# The N1 vs std Piston question



## adamsaiyad (Aug 23, 2006)

So i have been looking into N1 pistons and have realised the size of the rings is actually smaller then the Std rb26dett pistons, normal piston rings are at 1.45mm roughly there was some dirt on the ring, and the N1 piston rings are at 1.2mm thick is this the only difference with N1 pistons ?


----------



## mattysupra (Oct 31, 2008)

no, the N1 pistons are different on the underside also. I cant remember off the top of my head what it is. I think more oil cooling? Defo different tho as i have compared with my own eyes. 

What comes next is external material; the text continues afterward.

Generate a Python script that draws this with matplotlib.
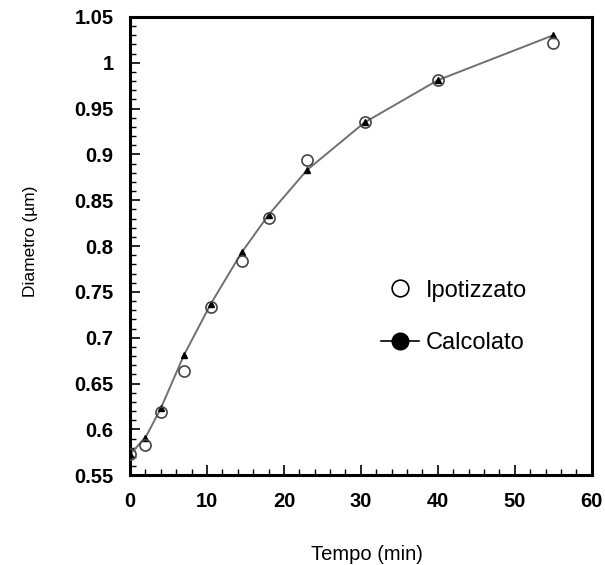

Also a N1 piston can take 2 bar + of boost compared to the stock pistons of around 1.4 bar due to the ringlands being stronger. Might be why the rings are thinner :thumbsup:

Both pistons look the same from above tho.


----------



## adamsaiyad (Aug 23, 2006)

Will look into that again thanks for that info, will go and have a look at the std and N1 pistons ive got .


----------



## .::TopSky::. (Nov 4, 2010)

mattysupra is correct.

The N1 pistons are alot better than the stock ones they hold for higher RPMs and are alot better in general. I suggest them for people that dont want to go over 650hp and are going for big low mounts.


----------



## [email protected] M/S (Feb 16, 2002)

N1 pistons are made from better material, run the lower friction rings and are very quiet even when cold. Good choice on a 550/600bhp motor.


----------



## adamsaiyad (Aug 23, 2006)

so the N1 pistons it will be, i really didnt want to be throwing some forgies in my engine and i didnt want a noisy engine when cold.
I have 5 good ones but need to get 1 more good one any one have a good second hand N1 piston ?
Might have to buy a new instead ?
Thanks abbey there good advice much appreciated...


----------